## BEGIN
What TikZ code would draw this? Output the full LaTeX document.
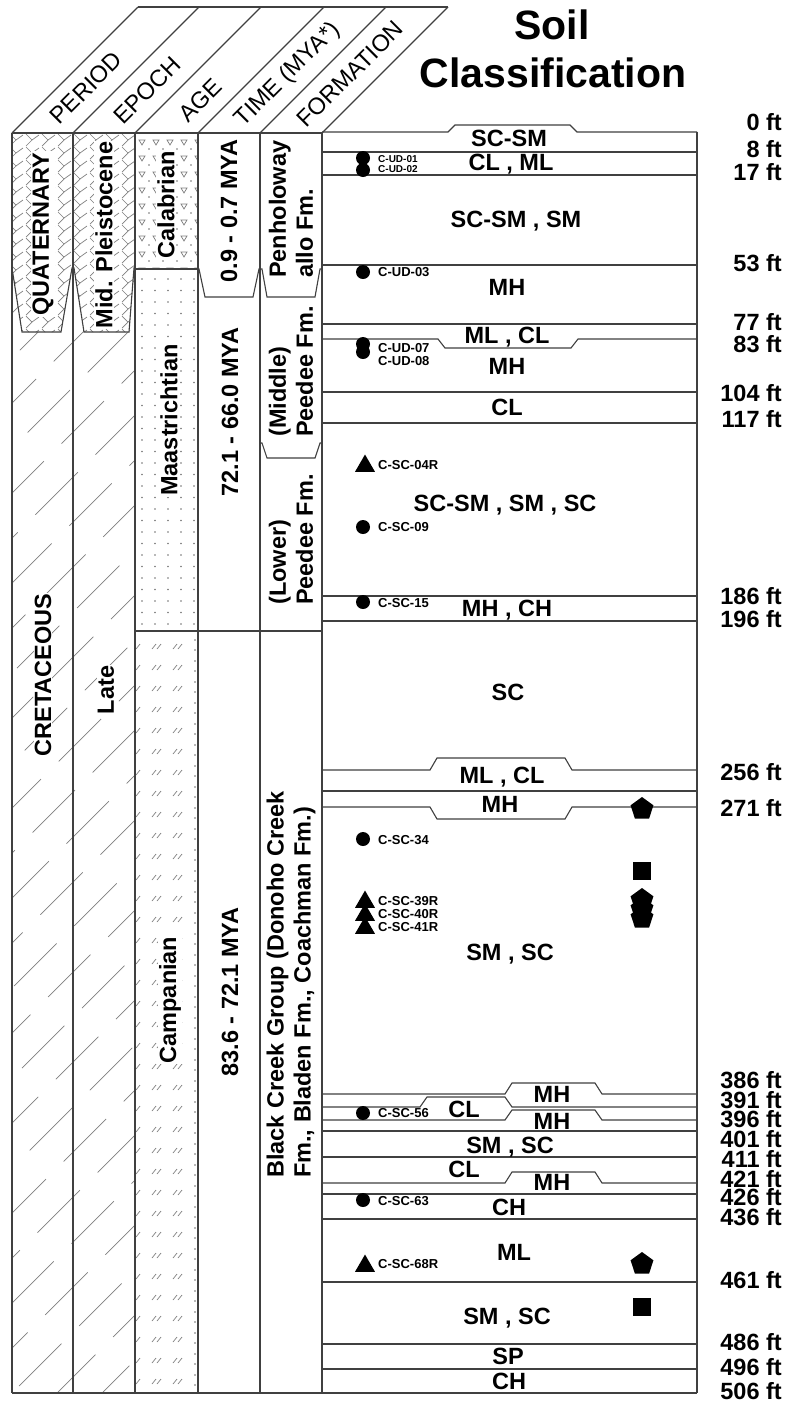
\documentclass[tikz,border=0pt]{standalone}
\usepackage{fontspec}
\setmainfont{Liberation Sans}
\usetikzlibrary{shapes.geometric}

\newcommand{\soilline}[4]{\draw[rule] (322,#1) -- (#2,#1) -- ++(7,#4) -- ++({#3-#2-14},0) -- (#3,#1) -- (697,#1);}

\begin{document}
\begin{tikzpicture}[x=1pt, y=-1pt,
    rule/.style={black!75, line width=1.1pt},
    hatch/.style={black!50, line width=0.7pt},
    headtxt/.style={rotate=45, inner sep=0pt, font=\fontsize{23.5}{25}\selectfont},
    unittxt/.style={rotate=90, inner sep=1pt, fill=white, align=left, font=\bfseries\fontsize{23.5}{27}\selectfont},
    soiltxt/.style={inner sep=0pt, text height=17pt, text depth=0pt, font=\bfseries\fontsize{23.5}{25}\selectfont},
    depthtxt/.style={anchor=east, inner sep=0pt, text height=17pt, text depth=0pt, font=\bfseries\fontsize{23.5}{25}\selectfont},
    smptxt/.style={anchor=west, inner sep=0pt, font=\bfseries\fontsize{13}{14}\selectfont},
    core/.style={circle, fill=black, minimum size=14pt, inner sep=0pt},
    rockcore/.style={regular polygon, regular polygon sides=3, fill=black, minimum size=23pt, inner sep=0pt},
    penta/.style={regular polygon, regular polygon sides=5, fill=black, minimum size=24pt, inner sep=0pt},
    sqmark/.style={rectangle, fill=black, minimum size=18pt, inner sep=0pt}]
  \useasboundingbox (0,0) rectangle (790,1406);
  \fill[white] (0,0) rectangle (790,1406);

  % cretaceous hatch
  \begin{scope}
    \clip (12,268) rectangle (135,1393);
    \foreach \k [evaluate=\k as \ph using {mod(\k*37,85)}] in {0,...,32}
      \draw[hatch, dash pattern=on 60pt off 25pt, dash phase=\ph pt] (12,{268+\k*45}) -- ++(123,-123);
  \end{scope}
  \fill[white] (12,133) -- (73,133) -- (73,268) -- (72,268) -- (61,332) -- (22,332) -- (12,268) -- cycle;
  \fill[white] (73,133) -- (135,133) -- (135,268) -- (134,268) -- (129,332) -- (84,332) -- (74,268) -- (73,268) -- cycle;
  \begin{scope}
    \clip (12,133) -- (73,133) -- (73,268) -- (72,268) -- (61,332) -- (22,332) -- (12,268) -- cycle
          (73,133) -- (135,133) -- (135,268) -- (134,268) -- (129,332) -- (84,332) -- (74,268) -- (73,268) -- cycle;
    \foreach \r in {0,...,15} \foreach \c in {0,...,7}
      \draw[hatch] ({10+\c*16},{134+\r*13}) -- ++(6,6) -- ++(-6,6) ++(6,-6) -- ++(7,-5);
  \end{scope}
  \draw[rule] (12,268) -- (22,332) -- (61,332) -- (72,268) -- (74,268) -- (84,332) -- (129,332) -- (134,268) -- (135,268);

  % age patterns
  \begin{scope}
    \clip (135,133) rectangle (198,269);
    \foreach \r in {0,...,8} \foreach \c in {0,...,4}
      \draw[hatch] ({139+\c*14},{140+\r*16}) -- ++(6,0) -- ++(-3,5) -- cycle;
    \foreach \r in {0,...,8} \foreach \c in {0,...,4}
      \fill[black!55] ({149+\c*14},{149+\r*16}) circle (0.9);
  \end{scope}
  \foreach \r in {0,...,30} \foreach \xx in {142,155,168,181,194}
    \fill[black!55] (\xx,{279+\r*11.5}) circle (0.9);
  \foreach \r in {0,...,35} {
    \foreach \xx in {156,177}
      \draw[hatch] ({\xx-4},{649+\r*21}) -- ++(4,-5) ++(1,5) -- ++(4,-5);
    \draw[hatch] (136,{649+\r*21}) -- ++(4,-5);
    \fill[black!55] (195,{640+\r*21}) circle (0.8);
    \fill[black!55] (195,{650+\r*21}) circle (0.8);
  }

  % header
  \foreach \x in {12,73,135,198,260,322}
    \draw[rule] (\x,133) -- ++(126,-126);
  \draw[rule] (138,7) -- (448,7);
  \draw[rule] (12,133) -- (322,133);
  \node[headtxt] (hper) at (86,88) {PERIOD};
  \node[headtxt] (hepo) at (147,90) {EPOCH};
  \node[headtxt] (hage) at (200,100) {AGE};
  \node[headtxt] (htim) at (288,75) {TIME (MYA*)};
  \node[headtxt] (hfor) at (350,74) {FORMATION};
  \node[font=\bfseries\fontsize{41}{44}\selectfont] (soil) at (552,25) {Soil};
  \node[font=\bfseries\fontsize{41}{44}\selectfont] (cls) at (553,73) {Classification};

  % columns
  \foreach \x in {12,73,135,198,260,322}
    \draw[rule] (\x,133) -- (\x,1393);
  \draw[rule] (697,132) -- (697,1393);
  \draw[rule] (12,1393) -- (697,1393);
  \draw[rule] (135,269) -- (198,269);
  \draw[rule] (198,269) -- (199,269) -- (205,297) -- (253,297) -- (259,269) -- (260,269);
  \draw[rule] (260,269) -- (262,269) -- (267,297) -- (315,297) -- (320,269) -- (322,269);
  \draw[rule] (260,443) -- (262,443) -- (267,458) -- (315,458) -- (320,443) -- (322,443);
  \draw[rule] (135,631) -- (322,631);

  \node[unittxt] (quat) at (43,234) {QUATERNARY};
  \node[unittxt] (cret) at (43,675) {CRETACEOUS};
  \node[unittxt] (pleis) at (104,235) {Mid. Pleistocene};
  \node[unittxt] (late) at (106,690) {Late};
  \node[unittxt] (calab) at (166,205) {Calabrian};
  \node[unittxt] (maas) at (169,420) {Maastrichtian};
  \node[unittxt] (camp) at (170,1000) {Campanian};
  \node[unittxt] (tq) at (229,211) {0.9 - 0.7 MYA};
  \node[unittxt] (tm) at (230,412) {72.1 - 66.0 MYA};
  \node[unittxt] (tc) at (230,992) {83.6 - 72.1 MYA};
  \node[unittxt, anchor=west, inner sep=0pt] (penh) at (291,278) {Penholoway\\allo Fm.};
  \node[unittxt, anchor=west, inner sep=0pt] (midp) at (291,437) {(Middle)\\Peedee Fm.};
  \node[unittxt, anchor=west, inner sep=0pt] (lowp) at (291,605) {(Lower)\\Peedee Fm.};
  \node[unittxt, anchor=west, inner sep=0pt] (blkc) at (291,1178) {Black Creek Group (Donoho Creek\\Fm., Bladen Fm., Coachman Fm.)};

  % soil layers
  \soilline{132}{448}{577}{-7}
  \soilline{339}{438}{578}{9}
  \soilline{770}{430}{572}{-12}
  \soilline{807}{430}{572}{12}
  \soilline{1094}{505}{602}{-11}
  \soilline{1107}{420}{512}{-10}
  \soilline{1120}{505}{602}{-10}
  \soilline{1183}{505}{602}{-11}
  \foreach \y in {152,175,265,324,392,423,596,621,791,1131,1157,1194,1219,1282,1344,1369}
    \draw[rule] (322,\y) -- (697,\y);

  \node[soiltxt] (s1) at (509,138) {SC-SM};
  \node[soiltxt] (s2) at (511,162) {CL , ML};
  \node[soiltxt] (s3) at (516,219) {SC-SM , SM};
  \node[soiltxt] (s4) at (507,287) {MH};
  \node[soiltxt] (s5) at (507,335) {ML , CL};
  \node[soiltxt] (s6) at (507,366) {MH};
  \node[soiltxt] (s7) at (507,407) {CL};
  \node[soiltxt] (s8) at (505,503) {SC-SM , SM , SC};
  \node[soiltxt] (s9) at (507,608) {MH , CH};
  \node[soiltxt] (s10) at (508,692) {SC};
  \node[soiltxt] (s11) at (502,775) {ML , CL};
  \node[soiltxt] (s12) at (500,804) {MH};
  \node[soiltxt] (s13) at (510,952) {SM , SC};
  \node[soiltxt] (s14) at (552,1094) {MH};
  \node[soiltxt] (s15) at (464,1109) {CL};
  \node[soiltxt] (s16) at (552,1121) {MH};
  \node[soiltxt] (s17) at (510,1145) {SM , SC};
  \node[soiltxt] (s18) at (464,1169) {CL};
  \node[soiltxt] (s19) at (552,1182) {MH};
  \node[soiltxt] (s20) at (509,1207) {CH};
  \node[soiltxt] (s21) at (514,1252) {ML};
  \node[soiltxt] (s22) at (507,1316) {SM , SC};
  \node[soiltxt] (s23) at (508,1356) {SP};
  \node[soiltxt] (s24) at (509,1381) {CH};

  % depths
  \foreach \d/\y in {0/122,8/149,17/172,53/263,77/322,83/344,104/393,117/419,186/596,196/619,256/772,271/808,
                     386/1080,391/1100,396/1119,401/1139,411/1159,421/1179,426/1197,436/1217,461/1280,486/1342,496/1367,506/1391}
    \node[depthtxt] (d\d) at (782,\y) {\d\ ft};

  % samples
  \node[core] (c01) at (363,158) {};
  \node[core] (c02) at (363,170) {};
  \node[smptxt, font=\bfseries\fontsize{10}{11}\selectfont] (l01) at (378,159) {C-UD-01};
  \node[smptxt, font=\bfseries\fontsize{10}{11}\selectfont] (l02) at (378,169) {C-UD-02};
  \node[core] (c03) at (363,272) {};
  \node[smptxt] (l03) at (378,272) {C-UD-03};
  \node[core] (c07) at (363,344) {};
  \node[core] (c08) at (363,352) {};
  \node[smptxt] (l07) at (378,348) {C-UD-07};
  \node[smptxt] (l08) at (378,361) {C-UD-08};
  \node[rockcore] (r04) at (365,466) {};
  \node[smptxt] (l04) at (378,465) {C-SC-04R};
  \node[core] (c09) at (363,527) {};
  \node[smptxt] (l09) at (378,527) {C-SC-09};
  \node[core] (c15) at (363,602) {};
  \node[smptxt] (l15) at (378,603) {C-SC-15};
  \node[core] (c34) at (363,839) {};
  \node[smptxt] (l34) at (378,840) {C-SC-34};
  \node[rockcore] (r39) at (365,902) {};
  \node[rockcore] (r40) at (365,915) {};
  \node[rockcore] (r41) at (365,928) {};
  \node[smptxt] (l39) at (378,901) {C-SC-39R};
  \node[smptxt] (l40) at (378,914) {C-SC-40R};
  \node[smptxt] (l41) at (378,927) {C-SC-41R};
  \node[core] (c56) at (363,1113) {};
  \node[smptxt] (l56) at (378,1113) {C-SC-56};
  \node[core] (c63) at (363,1200) {};
  \node[smptxt] (l63) at (378,1201) {C-SC-63};
  \node[rockcore] (r68) at (365,1266) {};
  \node[smptxt] (l68) at (378,1264) {C-SC-68R};

  \node[penta] (p1) at (642,809) {};
  \node[sqmark] (q1) at (642,871) {};
  \node[penta] (p2) at (642,900) {};
  \node[penta] (p3) at (642,909) {};
  \node[penta] (p4) at (642,918) {};
  \node[penta] (p5) at (642,1264) {};
  \node[sqmark] (q2) at (642,1307) {};
\end{tikzpicture}
\end{document}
## END
**OBJECTIVE**
Repeat exactly and only the lines from the start of the data above through the line that holds "(322,#1) -- (#2,#1)", inclusive. Pictures do not belong in the copy.

**RESPONSE TO THIS TASK**
What TikZ code would draw this? Output the full LaTeX document.
\documentclass[tikz,border=0pt]{standalone}
\usepackage{fontspec}
\setmainfont{Liberation Sans}
\usetikzlibrary{shapes.geometric}

\newcommand{\soilline}[4]{\draw[rule] (322,#1) -- (#2,#1) -- ++(7,#4) -- ++({#3-#2-14},0) -- (#3,#1) -- (697,#1);}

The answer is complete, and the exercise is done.